"We are an endangered species, you and me," drawls Jeremy Clarkson as the opening credits for Microsoft's new Forza Motorsport 4 racing sim roll, before ranting about "a world of hybrid this, lentilmatic that".
This indicates a game for purebred petrolheads - like us - and offers an unparalleled gaming experience that includes driving almost all of the world's most desirable cars and tackling some of the best tracks - from Spa to, of course, the Top Gear test track.
While most of us aren't blessed with the mountains of cash it takes to hit the track in real life, the virtual motorsport world is a far cry from the clunky race sims of old, and Forza 4 for Xbox 360 is close to pixel-racing perfection. Aside from the hundreds of cars and dozens of circuit options on offer, there are some new tricks.
AutoVista uses the Xbox Kinect sensor (a gesture-based control system) to allow players to walk around cars in a virtual showroom, opening doors, playing with features and learning about various aspects of each vehicle - even turning the key and giving it a rev. There's even voice control via Kinect - just say "Xbox, buy cars" and you're immediately flicking through brands' showrooms and buying up supercars, classics and iconic racecars - or bog-standard micro-hatchbacks, if you're that way inclined. And "head tracking" lets the Kinect sensor track your head movements so players can look into a corner as they would when driving.
Even driving the cars can be done via Kinect - although it is far less responsive than using the Xbox controller or a steering wheel peripheral - which will make the game more accessible for those who aren't used to playing videogame consoles.
Dan Greenawalt, producer at Forza creator Turn 10, described the new game as being on "a whole new level".
"You can open the doors, open the hood - it shows an incredible level of detail."

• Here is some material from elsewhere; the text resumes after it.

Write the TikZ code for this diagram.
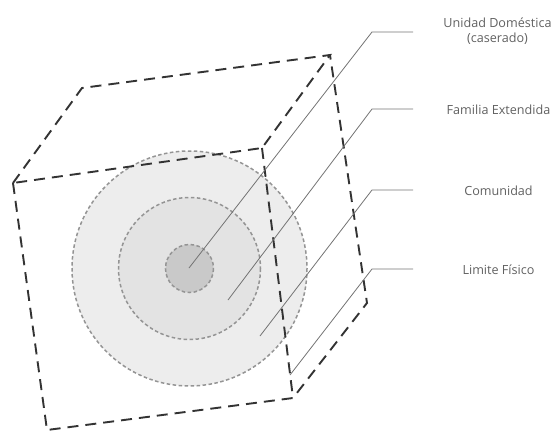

But Forza is much more than pretty pictures. It has physics modelling that goes as far as simulating the flex of a tyre's sidewall through a corner.
"The way we developed that tyre flex model was by developing strategic partnerships with tyre manufacturers and simulation manufacturers like McLaren," Greenawalt said.
"Even though their simulators are worth millions, they look horrible. The driver doesn't get anywhere near the level of visual cues that you get in Forza Motorsport, like visible brake markers or trees in the right place.
"They're very cognisant about having the right bumps in the right place on the track. But where the sun is going to flare, what the surroundings look like aren't in their simulations - so we send them our track models and we share with them some of our rendering tech. We get simulation expertise, they get our rendering expertise."
This has worked extremely well for the Forza series, and it allows one of the best race sim experiences.
In my garage there is everything from a stroppy wee Abarth Essesse to a terrifyling supercharged XB GT Falcon and a smattering of Japanese GT cars and Le Mans-type sportscars. Cars you "build" in the game can be shared with a huge online community or auctioned for game credits. You can share video replays of races, or photos that you've taken of your creations - or you can just race your mates online.
The Forza philosophy is strongly slanted towards the love of cars, so even those who don't like to race can tart up vehicles and share them online where others can rate them.
But if you're brave, there's highly entertaining aspects like knocking over pins on the Top Gear track and playing "car soccer".